# bug aspirator



## Guest (Aug 8, 2004)

Today I built a homemade aspirator.

















I might have $5 invested if you add the cost of gas. After looking for aphids everywhere I finally found some on my girlfriends hibiscus. She wasn't nearly as happy as I was  
This is what made me build the aspirator. It work *Great*! I collected about 20 aphids off the plant and feed them to a few of my pumilio. They loved them. 
This just drives my desire to culture these insects even more!


----------



## jbeetle (Feb 8, 2004)

Thats pretty nifty Ben. I can never seem to find any aphids, anywhere... guess I am just looking in the wrong places. I wasn't able to really collect any good insects this summer.


----------



## Guest (Aug 10, 2004)

I have been finding aphids on my hibiscus. After talking to a couple local nurseries I am going to make a 20 gallon vert and seed a hibiscus with aphids. They said that aphids love them, but overall the plants can take a heck of a beating from these guys as long as the numbers don't get extreme. I hope I can collect the aphids through the year with out getting to many of my other house plants infested.


----------



## Guest (Aug 10, 2004)

*the bug catcher*

hey guys i built something like that today and tried it- it was a quick throw together, no screen on the other end i just wanted to see if it worked... WELL IT DOES GREAT ON TERMITES- LET ME SAY THIS THEY DONT TASTE TO BAD.... I'm going to build a better one this week


----------



## Derek Benson (Feb 19, 2004)

I went to the local pet store this week and they know me pretty good and they gave e this product called "Tropic-Aire" or something like that. Very cheaply made. It's supposed to put "fresh humid air into the terrarium". It works jsut like your aspirator, except it has an air pump blowing into the jar, which is full of water with a bubbler. Then that air goes out the other end into the terrarium. Pretty cheasy, but same concept, except reverse. I could jsut see somebody running around town looking for the hibiscus and sucking the aphids off, haha.


----------



## Guest (Aug 10, 2004)

*Re: the bug catcher*



hunger143 said:


> hey guys i built something like that today and tried it- it was a quick throw together, no screen on the other end i just wanted to see if it worked... WELL IT DOES GREAT ON TERMITES- LET ME SAY THIS THEY DONT TASTE TO BAD.... I'm going to build a better one this week


I guess hunger143 was hungry 
I just used a piece of no-seem mesh, but hear panty hose works too.


----------



## Guest (Aug 13, 2004)

Attention!!!

I was warned the yesterday by a friend not to use this device on ants!
Repeat: * DO NOT USE ON ANTS *
They produce an acid that will tear up your lungs when you inhale.

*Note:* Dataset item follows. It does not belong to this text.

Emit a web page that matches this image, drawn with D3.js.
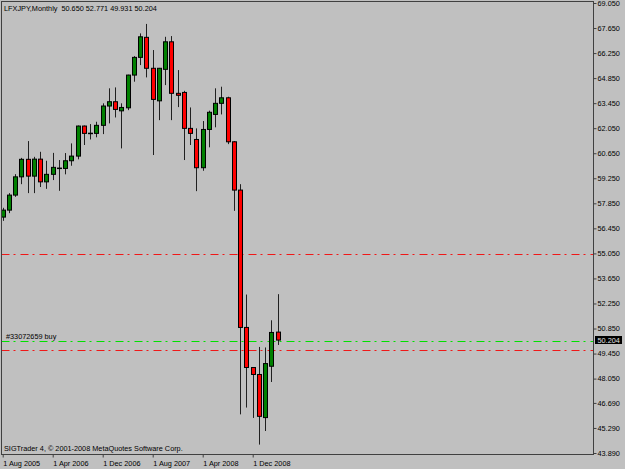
<!DOCTYPE html>
<html>
<head>
<meta charset="utf-8">
<script src="https://cdn.jsdelivr.net/npm/d3@7"></script>
<style>
  body { margin: 0; background: #c0c0c0; }
  svg text { font-family: "Liberation Sans", Arial, sans-serif; font-size: 7.3px; fill: #000; }
</style>
</head>
<body>
<svg id="chart" width="625" height="469"></svg>
<script>
// Monthly LFXJPY bars, Aug 2005 .. Apr 2009
const months = [
  "2005-08", "2005-09", "2005-10", "2005-11", "2005-12",
  "2006-01", "2006-02", "2006-03", "2006-04", "2006-05", "2006-06",
  "2006-07", "2006-08", "2006-09", "2006-10", "2006-11", "2006-12",
  "2007-01", "2007-02", "2007-03", "2007-04", "2007-05", "2007-06",
  "2007-07", "2007-08", "2007-09", "2007-10", "2007-11", "2007-12",
  "2008-01", "2008-02", "2008-03", "2008-04", "2008-05", "2008-06",
  "2008-07", "2008-08", "2008-09", "2008-10", "2008-11", "2008-12",
  "2009-01", "2009-02", "2009-03", "2009-04"
];
const opens = [
  57.08, 57.47, 58.31, 59.33, 60.31, 59.37, 60.32, 59.05, 59.47, 59.82,
  59.80, 60.23, 60.49, 62.17, 61.77, 61.76, 62.21, 63.29, 63.53, 63.02,
  63.19, 65.02, 66.01, 67.13, 65.40, 63.58, 65.34, 66.88, 64.00, 64.05,
  62.04, 61.42, 59.84, 61.98, 62.82, 63.44, 63.75, 61.29, 58.59, 50.91,
  48.67, 48.28, 45.87, 48.74, 50.650
];
const highs = [
  57.60, 58.42, 59.48, 60.39, 61.33, 60.45, 60.73, 60.23, 60.67, 60.27,
  60.66, 61.20, 62.20, 62.20, 62.28, 62.41, 63.44, 64.28, 64.33, 63.44,
  65.04, 66.08, 67.35, 67.88, 66.42, 65.42, 67.16, 67.20, 65.30, 64.14,
  63.21, 62.04, 62.45, 63.03, 64.28, 64.37, 63.81, 61.33, 58.92, 52.75,
  48.69, 49.82, 49.79, 51.31, 52.771
];
const lows = [
  56.87, 57.30, 58.21, 58.92, 58.42, 58.42, 58.76, 58.66, 59.15, 58.55,
  59.47, 59.95, 60.31, 61.11, 61.42, 61.54, 61.72, 62.32, 62.65, 60.92,
  63.06, 64.65, 65.58, 64.89, 60.55, 62.50, 64.46, 62.50, 63.23, 60.27,
  61.11, 58.53, 59.67, 60.98, 62.10, 62.82, 61.16, 57.43, 46.05, 46.43,
  45.85, 44.36, 45.12, 47.86, 49.931
];
const closes = [
  57.47, 58.31, 59.33, 60.31, 59.37, 60.32, 59.05, 59.47, 59.86, 59.80,
  60.23, 60.49, 62.17, 61.76, 61.76, 62.21, 63.29, 63.53, 63.10, 63.21,
  65.02, 66.01, 67.16, 65.40, 63.66, 65.40, 66.88, 64.00, 63.89, 62.04,
  61.76, 59.84, 61.98, 62.94, 63.44, 63.75, 61.29, 58.59, 50.91, 48.67,
  48.28, 45.94, 48.89, 50.63, 50.204
];

// price scale labels on the right
const priceTicks = [69.05, 67.65, 66.25, 64.85, 63.45, 62.05, 60.65, 59.25, 57.85,
  56.45, 55.05, 53.65, 52.25, 50.85, 49.45, 48.05, 46.69, 45.29, 43.89];

// date labels on the bottom (bar index -> label)
const dateTickIndex = [0, 8, 16, 24, 32, 40];
const dateTickLabels = ["1 Aug 2005", "1 Apr 2006", "1 Dec 2006", "1 Aug 2007", "1 Apr 2008", "1 Dec 2008"];

// horizontal levels: stop (red), order open (green), stop (red)
const levelPrices = [55.03, 50.17, 49.67];
const orderLabel = "#33072659 buy";
const lastPrice = 50.204;
const titleText = "LFXJPY,Monthly  50.650 52.771 49.931 50.204";
const footerText = "SIGTrader 4, \u00A9 2001-2008 MetaQuotes Software Corp.";

const svg = d3.select("#chart");

// Plot box
const plotLeft = 1.5, plotRight = 593.5, plotTop = 1.5, plotBottom = 454.5;

var y = d3.scaleLinear()
    .domain([43.89, 69.05])
    .range([453, 3]);

var x = d3.scaleLinear()
    .domain([0, months.length - 1])
    .range([2.7, 277.7]);

// frame
svg.append("rect")
    .attr("x", plotLeft)
    .attr("y", plotTop)
    .attr("width", plotRight - plotLeft)
    .attr("height", plotBottom - plotTop)
    .attr("fill", "#c0c0c0")
    .attr("stroke", "#404040")
    .attr("stroke-width", 1);

svg.append("clipPath").attr("id", "plotClip")
    .append("rect")
    .attr("x", plotLeft + 0.5)
    .attr("y", plotTop + 0.5)
    .attr("width", plotRight - plotLeft - 1)
    .attr("height", plotBottom - plotTop - 1);

const plot = svg.append("g").attr("clip-path", "url(#plotClip)");

// Horizontal level lines
const levelColors = ["#f01818", "#00e000", "#f01818"];
plot.selectAll(".level")
    .data(levelPrices)
    .enter().append("line")
    .attr("class", "level")
    .attr("x1", plotLeft)
    .attr("x2", plotRight)
    .attr("y1", d => Math.round(y(d)) + 0.5)
    .attr("y2", d => Math.round(y(d)) + 0.5)
    .attr("stroke", (d, i) => levelColors[i])
    .attr("stroke-width", 1)
    .attr("stroke-dasharray", "8,4,2,5");

svg.append("text")
    .attr("x", 6)
    .attr("y", Math.round(y(levelPrices[1])) - 2.5)
    .text(orderLabel);

// Candles
const bars = months.map(function (m, i) {
    return { m: m, i: i, o: opens[i], h: highs[i], l: lows[i], c: closes[i] };
});

const candle = plot.selectAll(".candle")
    .data(bars)
    .enter().append("g")
    .attr("class", "candle");

candle.append("line")
    .attr("x1", d => Math.round(x(d.i)) + 0.5)
    .attr("x2", d => Math.round(x(d.i)) + 0.5)
    .attr("y1", d => y(d.h))
    .attr("y2", d => y(d.l))
    .attr("stroke", "#202020")
    .attr("stroke-width", 1);

candle.append("rect")
    .attr("x", d => Math.round(x(d.i)) - 2 + 0.5)
    .attr("y", d => y(Math.max(d.o, d.c)))
    .attr("width", 4)
    .attr("height", d => Math.max(0.5, Math.abs(y(d.o) - y(d.c))))
    .attr("fill", d => d.c >= d.o ? "#008000" : "#ff0000")
    .attr("stroke", "#000")
    .attr("stroke-width", 1);

// Right price axis
const yAxis = svg.append("g")
    .attr("transform", "translate(" + plotRight + ",0)")
    .call(d3.axisRight(y)
        .tickValues(priceTicks)
        .tickSize(3)
        .tickPadding(1)
        .tickFormat(d3.format(".3f")));
yAxis.select(".domain").remove();
yAxis.selectAll("line").attr("stroke", "#404040");
yAxis.selectAll("text")
    .style("font-family", "'Liberation Sans', Arial, sans-serif")
    .style("font-size", "7.3px")
    .attr("fill", "#000");

// current price marker
svg.append("rect")
    .attr("x", 595)
    .attr("y", Math.round(y(lastPrice)) - 4)
    .attr("width", 27)
    .attr("height", 8)
    .attr("fill", "#000");
svg.append("text")
    .attr("x", 597.5)
    .attr("y", y(lastPrice))
    .attr("dy", "0.35em")
    .style("fill", "#e0e0e0")
    .text(d3.format(".3f")(lastPrice));

// Bottom date axis
const xAxis = svg.append("g")
    .attr("transform", "translate(0," + plotBottom + ")")
    .call(d3.axisBottom(x)
        .tickValues(dateTickIndex)
        .tickSize(3)
        .tickFormat((d, i) => dateTickLabels[i]));
xAxis.select(".domain").remove();
xAxis.selectAll("line").attr("stroke", "#404040");
xAxis.selectAll("text")
    .attr("text-anchor", "start")
    .attr("x", 0)
    .attr("y", 11)
    .attr("dy", null)
    .style("font-family", "'Liberation Sans', Arial, sans-serif")
    .style("font-size", "7.3px")
    .attr("fill", "#000");

// Title and footer
svg.append("text")
    .attr("x", 4)
    .attr("y", 10.5)
    .attr("xml:space", "preserve")
    .style("white-space", "pre")
    .text(titleText);

svg.append("text")
    .attr("x", 4)
    .attr("y", 451)
    .text(footerText);
</script>
</body>
</html>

btw... another name for this device is a 'Pooter' 
I don't even want to know they story behind that either.

Take care,


----------



## Guest (Aug 14, 2004)

*ants*

i think thats a bit like millipedes. find a big millipede and roll it gently around in your fingers for a bit then smell it. its really acrid. like if you smell concentrate acid and it burns your nose. some millipedes even produce a cyanide compound when threatened.


----------



## k2bordr03 (Jul 15, 2004)

haha.... i can just see the headline on that one
"Local Herper O.D'D on Bug Sniffing"
then everyone would call to find out what a herper is. HA ha


----------